Home » » Tentang Klaim "Cinta Rasul" (Part III)

Tentang Klaim "Cinta Rasul" (Part III)

4. Merayakan Atau Mengagungkan Bekas-Bekas Nabi Shallallahu ‘Alaihi Wa Sallam Yang Tidak Disyari’atkan Untuk Diagungkan. Sebagian orang beranggapan bahwa salah satu bentuk mencintai Nabi Shallallahu ‘alaihi wa sallam ialah dengan melestarikan, mengunjungi dan mengagungkan bekas-bekas atau jejak-jejak dari tempat-tempat yang dikaitkan dengan Nabi Shallallahu ‘alaihi wasallam.   
Seperti tempat kelahiran beliau Shallallahu ‘alaihi wa sallam, tempat tahannuts 
(ibadah) beliau Shallallahu ‘alaihi wa sallam di goa Hira’, tempat bersembunyi beliau Shallallahu ‘alaihi wa sallam di goa Tsaur, tempat mendekamnya onta beliau di Quba, Madinah, sumur jatuhnya cincin beliau, dan semacamnya. Anggapan seperti ini merupakan anggapan yang salah, anggapan jahiliyah dahulu maupun sekarang. 
Umar bin al Khaththab Radhiyallahu ‘anhu telah memerintahkan menebang pohon yang di bawahnya telah terjadi Bai’atur Ridhwan. 
Demikian juga beliau Radhiyallahu ‘anhu telah melarang orang-orang mengagungkan tempat-tempat yang dianggap mulia karena Nabi Shallallahu ‘alaihi wa sallam pernah shalat di sana. Inilah riwayat yang menjelaskan hal tersebut : 
Dari Ma’rur bin Suwaid, dia berkata: Aku bersama Umar di antara Makkah dan Madinah, kemudian beliau Radhiyallahu ‘anhu shalat fajar (Shubuh) dengan kami. Beliau Radhiyallahu ‘anhu membaca
أَلَمْ تَرَ كَيْفَ فَعَلَ رَبُّكَ (surat al Fiil) dan bersama لإِيلاَفِ قُرَيْشٍ (surat al Quraisy). Kemudian beliau melihat serombongan orang yang singgah dan shalat di dalam sebuah masjid. Maka beliau bertanya tentang mereka, maka orang-orang mengatakan:
“(Itu adalah) sebuah masjid yang Nabi Shallallahu ‘alaihi wa sallam pernah shalat di dalamnya.”
Kemudian Umar mengatakan:
“Sesungguhnya orang-orang sebelum kamu binasa karena menjadikan jejak-jejak Nabi mereka sebagai tempat-tempat ibadah. Barangsiapa melewati suatu masjid, kemudian (waktu) shalat hadir, hendaklah dia shalat. Jika tidak, maka hendaklah dia terus”.

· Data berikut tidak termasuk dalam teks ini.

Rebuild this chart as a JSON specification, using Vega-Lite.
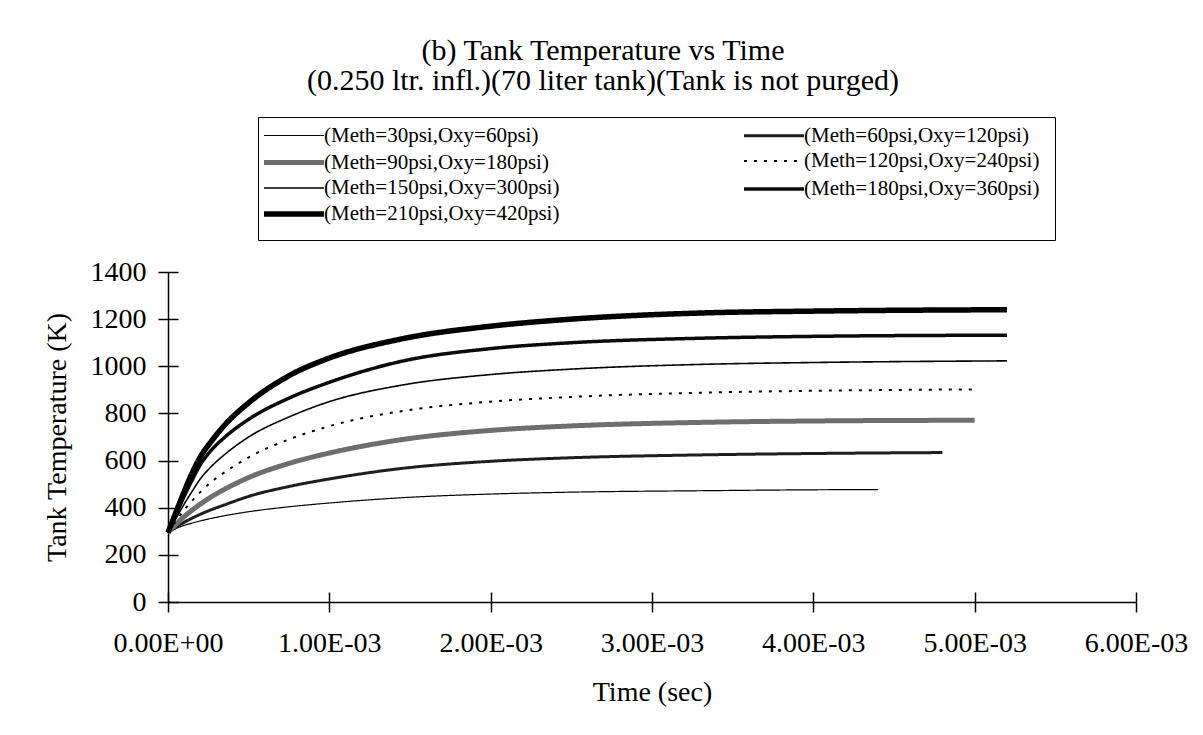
{
  "$schema": "https://vega.github.io/schema/vega-lite/v6.json",
  "autosize": {"type": "none"},
  "width": 968,
  "height": 330,
  "padding": {"left": 168, "top": 272, "right": 67, "bottom": 133},
  "background": "white",
  "title": {
    "text": ["(b) Tank Temperature vs Time", "(0.250 ltr. infl.)(70 liter tank)(Tank is not purged)"],
    "font": "Liberation Serif",
    "fontSize": 30,
    "fontWeight": "normal",
    "color": "black",
    "anchor": "middle",
    "dx": -49,
    "offset": 21,
    "lineHeight": 30
  },
  "data": {
    "values": [
      {"s": "(Meth=30psi,Oxy=60psi)", "t": 0, "T": 295},
      {"s": "(Meth=30psi,Oxy=60psi)", "t": 0.00005, "T": 312},
      {"s": "(Meth=30psi,Oxy=60psi)", "t": 0.0001, "T": 325},
      {"s": "(Meth=30psi,Oxy=60psi)", "t": 0.00015, "T": 335},
      {"s": "(Meth=30psi,Oxy=60psi)", "t": 0.0002, "T": 344},
      {"s": "(Meth=30psi,Oxy=60psi)", "t": 0.00027, "T": 355},
      {"s": "(Meth=30psi,Oxy=60psi)", "t": 0.00035, "T": 366},
      {"s": "(Meth=30psi,Oxy=60psi)", "t": 0.0005, "T": 383},
      {"s": "(Meth=30psi,Oxy=60psi)", "t": 0.00075, "T": 404},
      {"s": "(Meth=30psi,Oxy=60psi)", "t": 0.001, "T": 420},
      {"s": "(Meth=30psi,Oxy=60psi)", "t": 0.00144, "T": 442},
      {"s": "(Meth=30psi,Oxy=60psi)", "t": 0.002, "T": 458},
      {"s": "(Meth=30psi,Oxy=60psi)", "t": 0.0025, "T": 466},
      {"s": "(Meth=30psi,Oxy=60psi)", "t": 0.0033, "T": 472},
      {"s": "(Meth=30psi,Oxy=60psi)", "t": 0.004, "T": 476},
      {"s": "(Meth=30psi,Oxy=60psi)", "t": 0.0044, "T": 477},

      {"s": "(Meth=60psi,Oxy=120psi)", "t": 0, "T": 295},
      {"s": "(Meth=60psi,Oxy=120psi)", "t": 0.00005, "T": 318},
      {"s": "(Meth=60psi,Oxy=120psi)", "t": 0.0001, "T": 338},
      {"s": "(Meth=60psi,Oxy=120psi)", "t": 0.00015, "T": 356},
      {"s": "(Meth=60psi,Oxy=120psi)", "t": 0.0002, "T": 372},
      {"s": "(Meth=60psi,Oxy=120psi)", "t": 0.00027, "T": 392},
      {"s": "(Meth=60psi,Oxy=120psi)", "t": 0.00035, "T": 412},
      {"s": "(Meth=60psi,Oxy=120psi)", "t": 0.0005, "T": 448},
      {"s": "(Meth=60psi,Oxy=120psi)", "t": 0.00075, "T": 490},
      {"s": "(Meth=60psi,Oxy=120psi)", "t": 0.001, "T": 522},
      {"s": "(Meth=60psi,Oxy=120psi)", "t": 0.00144, "T": 566},
      {"s": "(Meth=60psi,Oxy=120psi)", "t": 0.002, "T": 597},
      {"s": "(Meth=60psi,Oxy=120psi)", "t": 0.0025, "T": 612},
      {"s": "(Meth=60psi,Oxy=120psi)", "t": 0.0033, "T": 624},
      {"s": "(Meth=60psi,Oxy=120psi)", "t": 0.004, "T": 630},
      {"s": "(Meth=60psi,Oxy=120psi)", "t": 0.0048, "T": 634},

      {"s": "(Meth=90psi,Oxy=180psi)", "t": 0, "T": 295},
      {"s": "(Meth=90psi,Oxy=180psi)", "t": 0.00005, "T": 330},
      {"s": "(Meth=90psi,Oxy=180psi)", "t": 0.0001, "T": 362},
      {"s": "(Meth=90psi,Oxy=180psi)", "t": 0.00015, "T": 390},
      {"s": "(Meth=90psi,Oxy=180psi)", "t": 0.0002, "T": 415},
      {"s": "(Meth=90psi,Oxy=180psi)", "t": 0.00027, "T": 447},
      {"s": "(Meth=90psi,Oxy=180psi)", "t": 0.00035, "T": 478},
      {"s": "(Meth=90psi,Oxy=180psi)", "t": 0.0005, "T": 528},
      {"s": "(Meth=90psi,Oxy=180psi)", "t": 0.00075, "T": 588},
      {"s": "(Meth=90psi,Oxy=180psi)", "t": 0.001, "T": 632},
      {"s": "(Meth=90psi,Oxy=180psi)", "t": 0.00144, "T": 688},
      {"s": "(Meth=90psi,Oxy=180psi)", "t": 0.002, "T": 728},
      {"s": "(Meth=90psi,Oxy=180psi)", "t": 0.0025, "T": 747},
      {"s": "(Meth=90psi,Oxy=180psi)", "t": 0.0033, "T": 762},
      {"s": "(Meth=90psi,Oxy=180psi)", "t": 0.004, "T": 768},
      {"s": "(Meth=90psi,Oxy=180psi)", "t": 0.005, "T": 771},

      {"s": "(Meth=120psi,Oxy=240psi)", "t": 0, "T": 295},
      {"s": "(Meth=120psi,Oxy=240psi)", "t": 0.00005, "T": 345},
      {"s": "(Meth=120psi,Oxy=240psi)", "t": 0.0001, "T": 390},
      {"s": "(Meth=120psi,Oxy=240psi)", "t": 0.00015, "T": 430},
      {"s": "(Meth=120psi,Oxy=240psi)", "t": 0.0002, "T": 466},
      {"s": "(Meth=120psi,Oxy=240psi)", "t": 0.00027, "T": 510},
      {"s": "(Meth=120psi,Oxy=240psi)", "t": 0.00035, "T": 550},
      {"s": "(Meth=120psi,Oxy=240psi)", "t": 0.0005, "T": 614},
      {"s": "(Meth=120psi,Oxy=240psi)", "t": 0.00075, "T": 690},
      {"s": "(Meth=120psi,Oxy=240psi)", "t": 0.001, "T": 746},
      {"s": "(Meth=120psi,Oxy=240psi)", "t": 0.0015, "T": 815},
      {"s": "(Meth=120psi,Oxy=240psi)", "t": 0.002, "T": 850},
      {"s": "(Meth=120psi,Oxy=240psi)", "t": 0.0025, "T": 870},
      {"s": "(Meth=120psi,Oxy=240psi)", "t": 0.0033, "T": 888},
      {"s": "(Meth=120psi,Oxy=240psi)", "t": 0.004, "T": 896},
      {"s": "(Meth=120psi,Oxy=240psi)", "t": 0.005, "T": 902},

      {"s": "(Meth=150psi,Oxy=300psi)", "t": 0, "T": 295},
      {"s": "(Meth=150psi,Oxy=300psi)", "t": 0.00005, "T": 355},
      {"s": "(Meth=150psi,Oxy=300psi)", "t": 0.0001, "T": 415},
      {"s": "(Meth=150psi,Oxy=300psi)", "t": 0.00015, "T": 470},
      {"s": "(Meth=150psi,Oxy=300psi)", "t": 0.0002, "T": 522},
      {"s": "(Meth=150psi,Oxy=300psi)", "t": 0.00027, "T": 576},
      {"s": "(Meth=150psi,Oxy=300psi)", "t": 0.00035, "T": 625},
      {"s": "(Meth=150psi,Oxy=300psi)", "t": 0.0005, "T": 700},
      {"s": "(Meth=150psi,Oxy=300psi)", "t": 0.00075, "T": 785},
      {"s": "(Meth=150psi,Oxy=300psi)", "t": 0.001, "T": 850},
      {"s": "(Meth=150psi,Oxy=300psi)", "t": 0.00144, "T": 919},
      {"s": "(Meth=150psi,Oxy=300psi)", "t": 0.002, "T": 965},
      {"s": "(Meth=150psi,Oxy=300psi)", "t": 0.0025, "T": 988},
      {"s": "(Meth=150psi,Oxy=300psi)", "t": 0.0033, "T": 1008},
      {"s": "(Meth=150psi,Oxy=300psi)", "t": 0.004, "T": 1016},
      {"s": "(Meth=150psi,Oxy=300psi)", "t": 0.0052, "T": 1023},

      {"s": "(Meth=180psi,Oxy=360psi)", "t": 0, "T": 295},
      {"s": "(Meth=180psi,Oxy=360psi)", "t": 0.00005, "T": 372},
      {"s": "(Meth=180psi,Oxy=360psi)", "t": 0.0001, "T": 448},
      {"s": "(Meth=180psi,Oxy=360psi)", "t": 0.00015, "T": 518},
      {"s": "(Meth=180psi,Oxy=360psi)", "t": 0.0002, "T": 582},
      {"s": "(Meth=180psi,Oxy=360psi)", "t": 0.00027, "T": 645},
      {"s": "(Meth=180psi,Oxy=360psi)", "t": 0.00035, "T": 698},
      {"s": "(Meth=180psi,Oxy=360psi)", "t": 0.0005, "T": 775},
      {"s": "(Meth=180psi,Oxy=360psi)", "t": 0.00075, "T": 865},
      {"s": "(Meth=180psi,Oxy=360psi)", "t": 0.001, "T": 932},
      {"s": "(Meth=180psi,Oxy=360psi)", "t": 0.00144, "T": 1020},
      {"s": "(Meth=180psi,Oxy=360psi)", "t": 0.002, "T": 1075},
      {"s": "(Meth=180psi,Oxy=360psi)", "t": 0.0025, "T": 1100},
      {"s": "(Meth=180psi,Oxy=360psi)", "t": 0.0033, "T": 1119},
      {"s": "(Meth=180psi,Oxy=360psi)", "t": 0.004, "T": 1127},
      {"s": "(Meth=180psi,Oxy=360psi)", "t": 0.0052, "T": 1132},

      {"s": "(Meth=210psi,Oxy=420psi)", "t": 0, "T": 295},
      {"s": "(Meth=210psi,Oxy=420psi)", "t": 0.00005, "T": 382},
      {"s": "(Meth=210psi,Oxy=420psi)", "t": 0.0001, "T": 468},
      {"s": "(Meth=210psi,Oxy=420psi)", "t": 0.00015, "T": 548},
      {"s": "(Meth=210psi,Oxy=420psi)", "t": 0.0002, "T": 615},
      {"s": "(Meth=210psi,Oxy=420psi)", "t": 0.00027, "T": 683},
      {"s": "(Meth=210psi,Oxy=420psi)", "t": 0.00035, "T": 750},
      {"s": "(Meth=210psi,Oxy=420psi)", "t": 0.0005, "T": 845},
      {"s": "(Meth=210psi,Oxy=420psi)", "t": 0.00075, "T": 960},
      {"s": "(Meth=210psi,Oxy=420psi)", "t": 0.001, "T": 1035},
      {"s": "(Meth=210psi,Oxy=420psi)", "t": 0.00144, "T": 1115},
      {"s": "(Meth=210psi,Oxy=420psi)", "t": 0.002, "T": 1170},
      {"s": "(Meth=210psi,Oxy=420psi)", "t": 0.0025, "T": 1200},
      {"s": "(Meth=210psi,Oxy=420psi)", "t": 0.0033, "T": 1226},
      {"s": "(Meth=210psi,Oxy=420psi)", "t": 0.004, "T": 1234},
      {"s": "(Meth=210psi,Oxy=420psi)", "t": 0.0052, "T": 1240}
    ]
  },
  "layer": [
    {
      "mark": {"type": "line", "interpolate": "monotone", "strokeCap": "butt"},
      "encoding": {
        "x": {
          "field": "t", "type": "quantitative",
          "scale": {"domain": [0, 0.006], "nice": false, "zero": false},
          "axis": {
            "values": [0, 0.001, 0.002, 0.003, 0.004, 0.005, 0.006],
            "labelExpr": "datum.value == 0 ? '0.00E+00' : format(datum.value * 1000, '.2f') + 'E-03'",
            "title": "Time (sec)",
            "tickSize": 10,
            "labelPadding": 17,
            "titlePadding": 21,
            "labelFlush": false,
            "labelOverlap": false
          }
        },
        "y": {
          "field": "T", "type": "quantitative",
          "scale": {"domain": [0, 1400], "nice": false},
          "axis": {
            "values": [0, 200, 400, 600, 800, 1000, 1200, 1400],
            "format": "d",
            "title": "Tank Temperature (K)",
            "tickSize": 10,
            "labelPadding": 12,
            "titlePadding": 19,
            "labelFlush": false,
            "labelOverlap": false
          }
        },
        "color": {
          "field": "s", "type": "ordinal",
          "scale": {
            "type": "ordinal",
            "domain": ["(Meth=30psi,Oxy=60psi)", "(Meth=60psi,Oxy=120psi)", "(Meth=90psi,Oxy=180psi)", "(Meth=120psi,Oxy=240psi)", "(Meth=150psi,Oxy=300psi)", "(Meth=180psi,Oxy=360psi)", "(Meth=210psi,Oxy=420psi)"],
            "range": ["#000000", "#1e1e1e", "#6e6e6e", "#000000", "#000000", "#0a0a0a", "#000000"]
          },
          "legend": {
            "title": null,
            "encode": {
              "symbols": {
                "update": {
                  "stroke": {"scale": "color", "field": "value"},
                  "strokeWidth": {"scale": "strokeWidth", "field": "value"},
                  "strokeDash": {"scale": "strokeDash", "field": "value"}
                }
              },
              "labels": {"update": {"dy": {"value": -8}}}
            }
          }
        },
        "strokeDash": {
          "field": "s", "type": "ordinal",
          "scale": {
            "type": "ordinal",
            "domain": ["(Meth=30psi,Oxy=60psi)", "(Meth=60psi,Oxy=120psi)", "(Meth=90psi,Oxy=180psi)", "(Meth=120psi,Oxy=240psi)", "(Meth=150psi,Oxy=300psi)", "(Meth=180psi,Oxy=360psi)", "(Meth=210psi,Oxy=420psi)"],
            "range": [[1, 0], [1, 0], [1, 0], [3, 7], [1, 0], [1, 0], [1, 0]]
          },
          "legend": {"title": null}
        },
        "strokeWidth": {
          "field": "s", "type": "ordinal",
          "scale": {
            "type": "ordinal",
            "domain": ["(Meth=30psi,Oxy=60psi)", "(Meth=60psi,Oxy=120psi)", "(Meth=90psi,Oxy=180psi)", "(Meth=120psi,Oxy=240psi)", "(Meth=150psi,Oxy=300psi)", "(Meth=180psi,Oxy=360psi)", "(Meth=210psi,Oxy=420psi)"],
            "range": [1.2, 3, 5, 2, 1.6, 3.5, 5.5]
          },
          "legend": {"title": null}
        }
      }
    },
    {
      "mark": {"type": "point", "opacity": 0},
      "encoding": {
        "x": {
          "field": "t", "type": "quantitative",
          "scale": {"domain": [0, 0.006], "nice": false, "zero": false},
          "axis": {
            "orient": "bottom",
            "values": [0, 0.001, 0.002, 0.003, 0.004, 0.005, 0.006],
            "labels": false, "title": null, "domain": false,
            "tickSize": -10
          }
        },
        "y": {
          "field": "T", "type": "quantitative",
          "scale": {"domain": [0, 1400], "nice": false},
          "axis": {
            "orient": "left",
            "values": [0, 200, 400, 600, 800, 1000, 1200, 1400],
            "labels": false, "title": null, "domain": false,
            "tickSize": -10
          }
        }
      }
    }
  ],
  "resolve": {"axis": {"x": "independent", "y": "independent"}},
  "config": {
    "view": {"stroke": null},
    "axis": {
      "grid": false,
      "domainColor": "black",
      "domainWidth": 1.5,
      "tickColor": "black",
      "tickWidth": 1.5,
      "labelFont": "Liberation Serif",
      "labelFontSize": 28,
      "labelColor": "black",
      "titleFont": "Liberation Serif",
      "titleFontSize": 28,
      "titleFontWeight": "normal",
      "titleColor": "black"
    },
    "legend": {
      "orient": "none",
      "direction": "horizontal",
      "legendX": 90,
      "legendY": -155,
      "columns": 2,
      "strokeColor": "black",
      "fillColor": "white",
      "padding": 15,
      "labelFont": "Liberation Serif",
      "labelFontSize": 21,
      "labelColor": "black",
      "labelLimit": 400,
      "labelOffset": 25,
      "symbolType": "M-2.2,-0.8H3.8",
      "symbolSize": 400,
      "rowPadding": 4,
      "columnPadding": 177
    }
  }
}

[Riwayat Abdurrazaq (2/118-119), Abu Bakar bin Abi Syaibah (2/376-377), dengan sanad yang shahih. Dinukil dari ar Raddu ‘ala ar Rifa’i wal Buuthi, hlm. 52-53, karya Syaikh Abdul Muhsin bin Hamd al ‘Abbad, Penerbit Dar Ibnil Atsir; Cet. I, Th. 1421H/2000M]
Sikap Umar bin al Khaththab Radhiyallahu ‘anhu di atas sebagai wujud untuk menjaga aqidah umat. Jangan sampai umat terjerumus ke dalam kemusyrikan disebabkan ghuluw (melewati batas) terhadap jejak-jejak (bekas-bekas) orang-orang shalih.
Dari sini kita mengetahui, bahwa menunjukkan kecintaan kepada Nabi Shallallahu ‘alaihi wa sallam dengan cara melestarikan peninggalannya dan mengagungkannya, adalah merupakan sarana menuju kebinasaan. Maka tidak sepantasnya dilakukan oleh orang yang benar-benar mencintai Nabi Shallallahu ‘alaihi wa sallam. Dan cara mencintai beliau Shallallahu ‘alaihi wa sallam ialah dengan mewujudkan ittiba’ (mengikuti) terhadap sunnah beliau secara lahir batin, sebagaimana telah kami sampaikan.
Semoga kita memahami dan mengenal cara mewujudkan cinta kepada Rasullullah Shallallahu ‘alaihi wa sallam dengan sebaik-baiknya.